第10話 ゼロ②
ゼロの家を出て署に向かう間、ずっと考えていた。犯人にフォーカスをと言われても、犯人像が絞れない。
「お、果報は寝て待てだな」
スマホを取り出した山岸は、何故か楽しそうだ。電話に出ると、ふんふん、と話を聞いている。
「中西君、君は素晴らしい」
そう言うと、電話を切った。
「何か掴めたんですか?」
山岸は、勿体ぶるようにムフフと笑う。
「朗報だ。あのゲーセンの近くの病院に、骨折した患者さんが1人来たそうだ」
「でも、骨折くらいなら、いくらでもいるような」
「バカモノ。その中でも、ガラが悪くてゲーセンで骨折した人を探したんじゃ。俺の指示で中西が」
「さすが中西さん」
「違ーう。俺の指示がいいんだ」
チャンスだ。手がかりが掴めるかもしれない。
「その人の所に行きましょう!」
「駄目だ」
「へ?」
想定外の答えに、目が点になる。
「何でですか?!」
「そいつが働いている風俗店は、いま、生活課が内偵中だ。骨折くらいで刑事が聴取に行く事はまず無いだろ?変に刺激して、勘付かれたら終わりだからな」
「どこが、朗報なんっすか」
苛々するのと落胆するので、気持ちがグチャグチャとしてきた。
「怪我する呪いは本当って事だな。ちなみにそいつは、女子高生に声をかけている時に、骨を折ったらしい。嫌がってた女子高生は、助かったーって思っただろうな」
山岸はガムを取り出すと、口へと放り込んだ。
「思うんだけどさぁ」
伸びをする山岸の上に広がる青空には、いわし雲が浮かんでいる。
「犯人は、ヒーロー気取りのイチ君みたいなタイプじゃないかな。

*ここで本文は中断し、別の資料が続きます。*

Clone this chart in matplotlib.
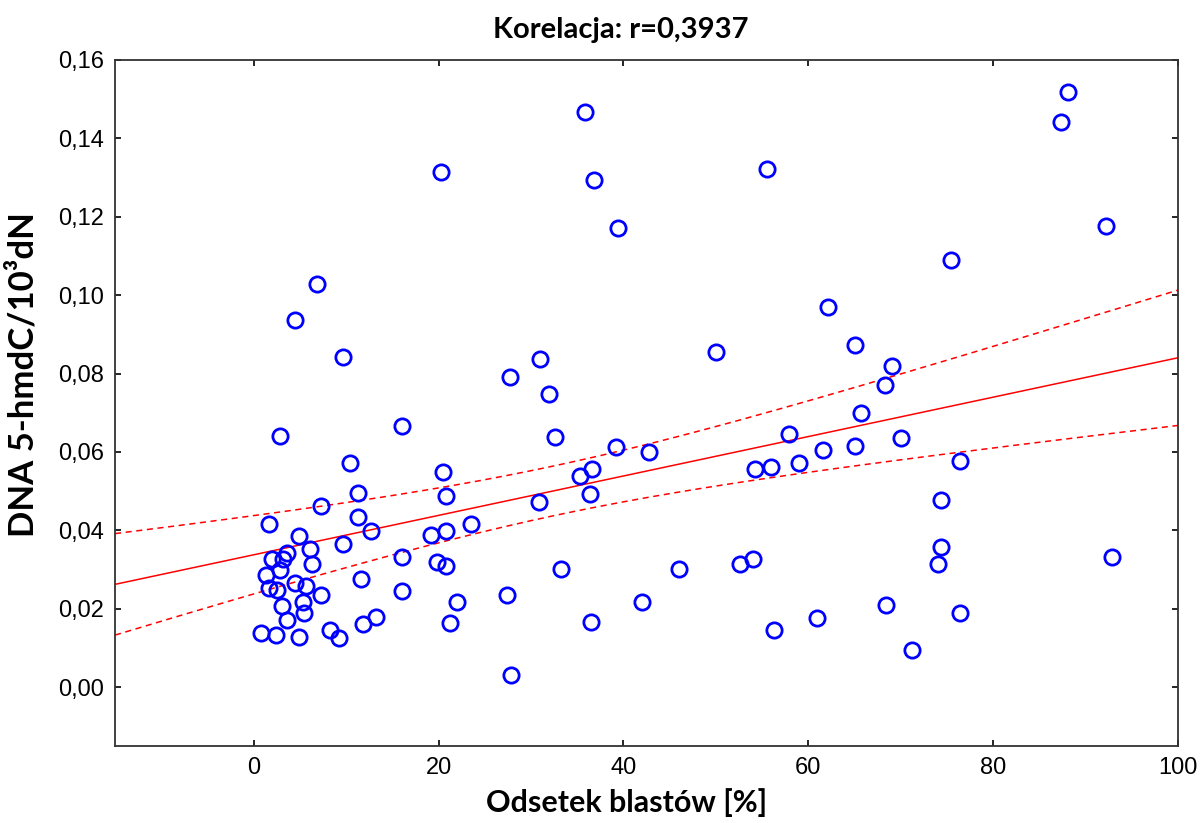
import numpy as np
import matplotlib
matplotlib.use("Agg")
import matplotlib.pyplot as plt

# odsetek blastów [%]
blasty = [
    1.65, 7.24, 11.28, 12.72, 4.90, 9.65, 19.21, 3.64, 6.05, 2.02,
    3.17, 2.84, 6.35, 16.00, 19.86, 1.30, 11.57, 4.46, 5.62, 1.65,
    2.56, 7.24, 16.00, 3.10, 5.33, 5.44, 3.57, 13.19, 11.82, 0.83,
    2.38, 4.90, 8.25, 9.26, 20.83, 23.54, 20.86, 22.02, 27.43, 21.22,
    6.81, 4.43, 9.65, 2.81, 16.08, 10.41, 11.30, 35.82, 20.22, 36.79,
    39.43, 31.03, 27.68, 32.00, 32.65, 39.21, 42.78, 20.51, 36.62, 35.28,
    20.83, 36.43, 30.84, 33.26, 46.05, 42.02, 36.54, 27.89, 55.49, 62.13,
    50.05, 65.01, 69.11, 68.32, 65.70, 57.95, 70.02, 61.65, 65.01, 54.27,
    56.00, 58.95, 74.35, 74.38, 74.09, 52.65, 53.98, 68.40, 60.94, 56.25,
    71.21, 88.08, 87.32, 92.18, 75.46, 76.43, 92.86, 76.46,
]

# DNA 5-hmdC / 10^3 dN
hmdc = [
    0.0417, 0.0461, 0.0434, 0.0399, 0.0385, 0.0366, 0.0387, 0.0343, 0.0353, 0.0326,
    0.0326, 0.0298, 0.0313, 0.0331, 0.0319, 0.0285, 0.0277, 0.0266, 0.0259, 0.0253,
    0.0247, 0.0236, 0.0245, 0.0207, 0.0217, 0.0188, 0.0171, 0.0178, 0.0162, 0.0139,
    0.0134, 0.0129, 0.0147, 0.0126, 0.0399, 0.0415, 0.0310, 0.0218, 0.0235, 0.0164,
    0.1028, 0.0937, 0.0842, 0.0640, 0.0667, 0.0572, 0.0496, 0.1467, 0.1314, 0.1294,
    0.1171, 0.0838, 0.0791, 0.0748, 0.0638, 0.0613, 0.0600, 0.0548, 0.0557, 0.0538,
    0.0487, 0.0494, 0.0472, 0.0302, 0.0302, 0.0218, 0.0167, 0.0032, 0.1321, 0.0969,
    0.0856, 0.0874, 0.0820, 0.0771, 0.0699, 0.0646, 0.0636, 0.0604, 0.0614, 0.0557,
    0.0561, 0.0572, 0.0478, 0.0357, 0.0315, 0.0315, 0.0328, 0.0210, 0.0176, 0.0146,
    0.0095, 0.1519, 0.1442, 0.1176, 0.1091, 0.0576, 0.0331, 0.0190,
]

r_tekst = "0,3937"

x = np.array(blasty)
y = np.array(hmdc)
n = len(x)

# prosta regresji + 95% przedział ufności dla średniej
b, a = np.polyfit(x, y, 1)
reszty = y - (a + b * x)
s = np.sqrt(np.sum(reszty ** 2) / (n - 2))
sxx = np.sum((x - x.mean()) ** 2)
t = 1.985

xs = np.linspace(-15, 100, 200)
ys = a + b * xs
pas = t * s * np.sqrt(1 / n + (xs - x.mean()) ** 2 / sxx)

plt.rcParams['font.family'] = ['Liberation Sans', 'DejaVu Sans']
napisy = ['Lato', 'DejaVu Sans']

fig = plt.figure(figsize=(12.03, 8.23), dpi=100)
ax = fig.add_axes([0.0956, 0.0936, 0.8836, 0.8335])

ax.plot(x, y, 'o', linestyle='none', markersize=11, markerfacecolor='none',
        markeredgecolor='#0000ff', markeredgewidth=2.0, zorder=3)
ax.plot(xs, ys, color='red', linewidth=1.1, zorder=2)
ax.plot(xs, ys + pas, color='red', linewidth=1.1, linestyle=(0, (4, 3)), zorder=2)
ax.plot(xs, ys - pas, color='red', linewidth=1.1, linestyle=(0, (4, 3)), zorder=2)

ax.set_xlim(-15, 100)
ax.set_ylim(-0.015, 0.16)
ax.set_xticks(np.arange(0, 101, 20))
ax.set_yticks(np.arange(0, 0.161, 0.02))
ax.set_yticklabels([f"{v:.2f}".replace('.', ',') for v in np.arange(0, 0.161, 0.02)])

ax.tick_params(direction='in', length=4, width=1.2, top=True, right=True,
               labelsize=17, pad=8)
for side in ['top', 'right', 'bottom', 'left']:
    ax.spines[side].set_linewidth(1.3)
    ax.spines[side].set_color('#333333')

ax.set_title(f"Korelacja: r={r_tekst}", fontsize=21, fontweight='bold',
             family=napisy, x=0.476, pad=16)
ax.set_xlabel("Odsetek blastów [%]", fontsize=22, fontweight='bold',
              family=napisy)
ax.xaxis.set_label_coords(0.481, -0.062)
ax.set_ylabel("DNA 5-hmdC/10³dN", fontsize=25, fontweight='bold',
              family=napisy)
ax.yaxis.set_label_coords(-0.071, 0.541)

fig.savefig("out.png", dpi=100)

あ、悪い意味で」
「意味が全然分かりません」
九山も片瀬も雪村も、真面目なタイプとはかけ離れている。骨折した男も、恐らく同じであろう。
「でも、犯行件数からいうと、誰でもかれでも助けたいと思ってはいないはずだ。つまり、その日の気分でポリシーが変わるイチ君みたいな自己都合タイプか、もしくはイチ君と同じ凡人タイプだ」
「その、俺みたいなって、やめてくれませんか」
「なんで?お前みたいじゃん」
真顔で返されると、上書きできる言葉が見つからない。
「そこで、だ。お前が犯人なら、ターゲットをどうやって選ぶ?」
「え?」
「だから、お前に人殺しが出来る度胸があるとするだろう?目に付いた悪そうな奴を狙うか?それとも、ターゲットを入念に下調べして犯行に及ぶか、想像してみたまえ」
自分なら。何となく悪そうな奴を片っ端から殺すより、殺したい奴だけを手にかける、かな。
「後者ですかね」
「何でそう考えた?」
「殺害には労力がかかると想像します。思い付きで適当に殺すは面倒臭いから、でしょうか」
「かぁぁーー!出た!面倒臭いで判断するとは諸悪の塊だな、お前」
「山岸さんが考えろって言ったから考えたのに」
しかし、口に出してみると、シックリくる。犯行は無差別殺人ではない。何かしら関係がある、もしくは知っているから殺されたと考える方が自然な気がした。
ただ、俺の感覚とは違うタイプーー例えば快楽殺人が目的だとしたら、前者の方が理屈としては納得できる。
「じゃ、不能犯イチ君に、もう一つ質問」
「まだ続けるんですか?てか、山岸さん、犯人はサイコパスかもしれないんですよ」
「サイコパス?どこが?」
「どこがって・・・全体的に?」
はぁぁ、と深くため息をついた山岸は、左右に首を振る。
「そういう考え無しの発言が、イチがバカだという証拠なんだよ」
「だって」
「だってもクソもねぇ。お前はビジュアルに騙されて本質を見てない。ちょっと可愛いだけの性悪女に引っかかるダメ男だ。だから彼女も出来ないんだ」
ニヤニヤした山岸は、署の中へと入って行った。